Problem requirements →
The lines from the top of the material below through the line containing "const fs = 11.5;" are to be printed exactly, with pictures omitted.

--- Start Information supplied ---

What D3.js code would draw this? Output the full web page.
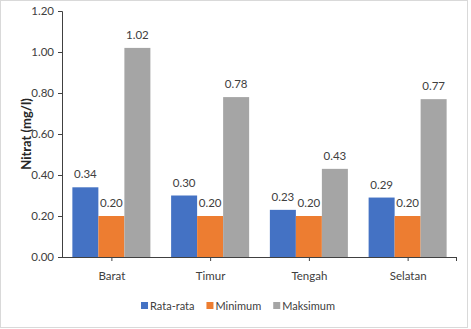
<!DOCTYPE html>
<html>
<head>
<meta charset="utf-8">
<script src="https://cdn.jsdelivr.net/npm/d3@7"></script>
<style>
  html, body { margin: 0; padding: 0; background: #fff; }
  svg { display: block; font-family: Lato, "Open Sans", sans-serif; }
</style>
</head>
<body>
<svg id="chart" width="471" height="329"></svg>
<script>
// Nitrate concentration per area
const categories = ["Barat", "Timur", "Tengah", "Selatan"];
const seriesNames = ["Rata-rata", "Minimum", "Maksimum"];
const rataRata = [0.34, 0.30, 0.23, 0.29];
const minimum = [0.20, 0.20, 0.20, 0.20];
const maksimum = [1.02, 0.78, 0.43, 0.77];
const yTicks = [0, 0.2, 0.4, 0.6, 0.8, 1.0, 1.2];
const colors = ["#4472C4", "#ED7D31", "#A5A5A5"];

const seriesValues = [rataRata, minimum, maksimum];

const svg = d3.select("#chart");
const W = 471, H = 329;
const m = { left: 62, right: 14, top: 11, bottom: 72 };
const fs = 11.5;

// outer frame
svg.append("rect")
  .attr("x", 0.5).attr("y", 0.5)
  .attr("width", W - 4).attr("height", H - 2)
  .attr("fill", "#fff").attr("stroke", "#d9d9d9");

const x0 = d3.scaleBand().domain(categories)
  .range([m.left, W - m.right]).paddingInner(0.21).paddingOuter(0.105);
const x1 = d3.scaleBand().domain(seriesNames)
  .range([0, x0.bandwidth()]);
const y = d3.scaleLinear().domain([0, 1.2]).range([H - m.bottom, m.top]);

// bars
const groups = svg.append("g").selectAll("g")
  .data(categories).join("g")
  .attr("transform", d => `translate(${x0(d)},0)`);

groups.selectAll("rect")
  .data((c, i) => seriesNames.map((s, k) => ({ s, k, v: seriesValues[k][i] })))
  .join("rect")
  .attr("x", d => x1(d.s))
  .attr("y", d => y(d.v))
  .attr("width", x1.bandwidth())
  .attr("height", d => y(0) - y(d.v))
  .attr("fill", d => colors[d.k]);

groups.selectAll("text")
  .data((c, i) => seriesNames.map((s, k) => ({ s, k, v: seriesValues[k][i] })))
  .join("text")
  .attr("x", d => x1(d.s) + x1.bandwidth() / 2)
  .attr("y", d => y(d.v) - 9)
  .attr("text-anchor", "middle")
  .attr("font-size", fs)
  .attr("fill", "#404040")
  .text(d => d3.format(".2f")(d.v));

// y axis
const yAxis = svg.append("g")
  .attr("transform", `translate(${m.left},0)`)
  .call(d3.axisLeft(y).tickValues(yTicks).tickFormat(d3.format(".2f")).tickSize(4).tickPadding(4));
yAxis.select(".domain").attr("stroke", "#404040");
yAxis.selectAll(".tick line").attr("stroke", "#404040");
yAxis.selectAll(".tick text").attr("font-size", fs).attr("fill", "#404040")
  .attr("font-family", "Lato, sans-serif");

// x axis with ticks at category centres
const xAxisScale = d3.scalePoint().domain(categories)
  .range([x0(categories[0]) + x0.bandwidth() / 2, x0(categories[3]) + x0.bandwidth() / 2]);
const xAxis = svg.append("g")
  .attr("transform", `translate(0,${y(0)})`)
  .call(d3.axisBottom(xAxisScale).tickSize(4).tickSizeOuter(0).tickPadding(11));
xAxis.select(".domain").remove();
xAxis.append("line")
  .attr("x1", m.left).attr("x2", W - m.right)
  .attr("y1", 0.5).attr("y2", 0.5)
  .attr("stroke", "#404040");
xAxis.append("line")
  .attr("x1", W - m.right - 0.5).attr("x2", W - m.right - 0.5)
  .attr("y1", 0).attr("y2", 4)
  .attr("stroke", "#404040");
xAxis.selectAll(".tick line").attr("stroke", "#404040");
xAxis.selectAll(".tick text").attr("font-size", fs).attr("fill", "#404040")
  .attr("font-family", "Lato, sans-serif");

// y-axis title
svg.append("text")
  .attr("transform", `translate(31,${(y(0) + y(1.2)) / 2}) rotate(-90)`)
  .attr("text-anchor", "middle")
  .attr("font-size", 13)
  .attr("font-weight", "bold")
  .attr("fill", "#262626")
  .text("Nitrat (mg/l)");

// legend: items laid out from their measured widths, centred under the plot
const legend = svg.append("g").attr("transform", "translate(0,306)");
const items = legend.selectAll("g").data(seriesNames).join("g");
items.append("rect")
  .attr("x", 0).attr("y", -4).attr("width", 7).attr("height", 7)
  .attr("fill", (d, i) => colors[i]);
items.append("text")
  .attr("x", 9).attr("y", 4)
  .attr("font-size", 11)
  .attr("fill", "#404040")
  .text(d => d);
const gap = 12;
let cx = 0;
const offsets = [];
items.each(function () {
  offsets.push(cx);
  cx += this.getBBox().width + gap;
});
const total = cx - gap;
const startX = 238 - total / 2;
items.attr("transform", (d, i) => `translate(${startX + offsets[i]},0)`);
</script>
</body>
</html>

--- End Information supplied ---

Solution to this problem →
What D3.js code would draw this? Output the full web page.
<!DOCTYPE html>
<html>
<head>
<meta charset="utf-8">
<script src="https://cdn.jsdelivr.net/npm/d3@7"></script>
<style>
  html, body { margin: 0; padding: 0; background: #fff; }
  svg { display: block; font-family: Lato, "Open Sans", sans-serif; }
</style>
</head>
<body>
<svg id="chart" width="471" height="329"></svg>
<script>
// Nitrate concentration per area
const categories = ["Barat", "Timur", "Tengah", "Selatan"];
const seriesNames = ["Rata-rata", "Minimum", "Maksimum"];
const rataRata = [0.34, 0.30, 0.23, 0.29];
const minimum = [0.20, 0.20, 0.20, 0.20];
const maksimum = [1.02, 0.78, 0.43, 0.77];
const yTicks = [0, 0.2, 0.4, 0.6, 0.8, 1.0, 1.2];
const colors = ["#4472C4", "#ED7D31", "#A5A5A5"];

const seriesValues = [rataRata, minimum, maksimum];

const svg = d3.select("#chart");
const W = 471, H = 329;
const m = { left: 62, right: 14, top: 11, bottom: 72 };
const fs = 11.5;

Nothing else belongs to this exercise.